Only 31 Websites Down Under Australian Web Content Law

Eros Foundation spokesman Robbie Swan

SYDNEY - Both supporters and opponents of Australia's new website content regulations are claiming victory because only 31 sites have been ordered down since the law since it took effect January 1.

The new law gives the Australian Broadcasting Authority the power to make Australian Web hosts take down "offensive" material, based on complaints the ABA receives. Most of those received since January - 124, according to various reports - involved sexually oriented material, some of which involved child porn.

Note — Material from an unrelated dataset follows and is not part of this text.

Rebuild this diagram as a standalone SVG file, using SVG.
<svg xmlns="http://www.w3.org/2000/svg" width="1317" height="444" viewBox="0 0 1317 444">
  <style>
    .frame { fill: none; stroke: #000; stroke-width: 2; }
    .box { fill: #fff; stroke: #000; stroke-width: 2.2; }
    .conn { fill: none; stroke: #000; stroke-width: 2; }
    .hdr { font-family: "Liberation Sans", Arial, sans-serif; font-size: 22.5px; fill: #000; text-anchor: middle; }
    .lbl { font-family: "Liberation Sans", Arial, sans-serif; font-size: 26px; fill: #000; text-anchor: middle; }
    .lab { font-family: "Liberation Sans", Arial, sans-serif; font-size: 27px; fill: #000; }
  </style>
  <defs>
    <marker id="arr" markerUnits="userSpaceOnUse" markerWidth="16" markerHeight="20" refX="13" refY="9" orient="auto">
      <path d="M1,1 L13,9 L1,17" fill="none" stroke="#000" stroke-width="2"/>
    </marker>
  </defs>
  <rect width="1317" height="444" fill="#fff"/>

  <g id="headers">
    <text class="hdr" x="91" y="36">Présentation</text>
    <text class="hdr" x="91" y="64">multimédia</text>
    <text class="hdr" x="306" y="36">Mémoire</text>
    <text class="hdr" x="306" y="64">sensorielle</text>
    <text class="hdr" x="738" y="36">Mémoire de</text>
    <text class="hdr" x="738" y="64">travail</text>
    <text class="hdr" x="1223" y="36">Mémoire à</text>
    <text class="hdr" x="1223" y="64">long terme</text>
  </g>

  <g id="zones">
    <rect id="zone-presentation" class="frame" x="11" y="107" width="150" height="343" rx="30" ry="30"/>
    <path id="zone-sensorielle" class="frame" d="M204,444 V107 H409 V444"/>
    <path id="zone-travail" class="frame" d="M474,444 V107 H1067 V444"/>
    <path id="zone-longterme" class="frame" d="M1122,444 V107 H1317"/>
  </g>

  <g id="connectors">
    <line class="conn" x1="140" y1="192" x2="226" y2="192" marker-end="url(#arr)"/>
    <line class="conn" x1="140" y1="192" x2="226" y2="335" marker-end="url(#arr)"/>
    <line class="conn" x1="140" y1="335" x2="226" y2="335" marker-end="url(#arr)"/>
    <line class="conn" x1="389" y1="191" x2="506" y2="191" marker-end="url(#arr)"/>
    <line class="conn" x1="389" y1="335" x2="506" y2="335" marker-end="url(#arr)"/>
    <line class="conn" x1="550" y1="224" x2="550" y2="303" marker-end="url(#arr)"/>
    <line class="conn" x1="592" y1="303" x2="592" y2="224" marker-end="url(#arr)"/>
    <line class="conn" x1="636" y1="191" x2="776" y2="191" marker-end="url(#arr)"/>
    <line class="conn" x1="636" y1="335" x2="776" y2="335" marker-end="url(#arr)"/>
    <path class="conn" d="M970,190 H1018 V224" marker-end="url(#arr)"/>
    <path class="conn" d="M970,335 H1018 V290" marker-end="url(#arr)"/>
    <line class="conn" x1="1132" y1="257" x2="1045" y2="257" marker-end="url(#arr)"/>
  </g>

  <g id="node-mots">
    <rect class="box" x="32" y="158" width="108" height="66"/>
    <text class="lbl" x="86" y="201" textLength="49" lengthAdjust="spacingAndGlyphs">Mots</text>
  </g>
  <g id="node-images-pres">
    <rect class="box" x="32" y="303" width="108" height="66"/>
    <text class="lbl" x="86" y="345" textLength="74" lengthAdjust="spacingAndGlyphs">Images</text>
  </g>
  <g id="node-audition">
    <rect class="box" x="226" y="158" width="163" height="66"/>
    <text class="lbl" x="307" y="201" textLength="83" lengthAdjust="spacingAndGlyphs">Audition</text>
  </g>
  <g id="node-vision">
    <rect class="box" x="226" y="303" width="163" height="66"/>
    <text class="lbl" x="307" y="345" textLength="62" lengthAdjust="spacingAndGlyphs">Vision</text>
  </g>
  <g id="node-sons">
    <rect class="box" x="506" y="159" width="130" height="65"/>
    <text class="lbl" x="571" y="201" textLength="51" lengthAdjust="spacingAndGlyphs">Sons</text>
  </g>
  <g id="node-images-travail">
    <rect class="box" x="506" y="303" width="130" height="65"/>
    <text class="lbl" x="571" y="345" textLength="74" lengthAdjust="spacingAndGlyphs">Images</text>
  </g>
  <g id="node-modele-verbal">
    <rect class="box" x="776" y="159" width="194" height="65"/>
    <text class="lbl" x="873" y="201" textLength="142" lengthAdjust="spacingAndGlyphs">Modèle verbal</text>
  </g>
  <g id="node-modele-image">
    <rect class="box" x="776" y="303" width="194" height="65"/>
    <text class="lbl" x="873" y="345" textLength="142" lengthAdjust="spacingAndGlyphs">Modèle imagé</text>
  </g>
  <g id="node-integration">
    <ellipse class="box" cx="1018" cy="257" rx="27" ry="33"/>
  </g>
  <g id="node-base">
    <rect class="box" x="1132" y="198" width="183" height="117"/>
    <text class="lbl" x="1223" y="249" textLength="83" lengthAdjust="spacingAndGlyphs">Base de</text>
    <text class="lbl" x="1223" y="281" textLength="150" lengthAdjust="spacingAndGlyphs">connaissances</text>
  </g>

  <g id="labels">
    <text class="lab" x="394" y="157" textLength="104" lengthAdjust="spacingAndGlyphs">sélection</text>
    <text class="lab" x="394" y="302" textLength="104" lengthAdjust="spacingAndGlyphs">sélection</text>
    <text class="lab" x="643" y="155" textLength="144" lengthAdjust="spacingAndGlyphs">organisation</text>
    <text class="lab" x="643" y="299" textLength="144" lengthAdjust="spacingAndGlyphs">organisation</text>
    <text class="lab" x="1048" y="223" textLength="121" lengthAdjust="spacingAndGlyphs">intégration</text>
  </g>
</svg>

ABA spokesman Stephen Nugent says the early figures show "an orderly beginning" to the life of the law, adding there wasn't a flood of complaints that had merely been built up. But the Eros Foundation, Australia's adult goods and services industry, said that, against a background of huge media attention which leaves "few unacquainted with how it works," the numbers mean nothing.

Australian media and Net officials have estimated that, based on six million Web surfers logging online once in a single year period including the law's early life, the complaints break down to about one per 12,000 Internet usages.

Eros Foundation spokesman Robbie Swan called that a sign Australia was "chasing phantoms" with the new law. "It just shows there was no need for legislation," he told the Australian press. "Politicians clearly freaked out about something they really weren't in a position to comment upon."

He also said the Internet is big enough that, for the most part, users just go right past the parts they do not want to see. "It's just like real life," he said. "A vegetarian doesn't go into a butcher shop, and a born again Christian doesn't go into an adult bookshop."

The 31 takedown orders came from 71 investigations built from those 124 complaints. Many of them involved non-sexual sites or pages, such as bomb-making instructions or overtly violent sites.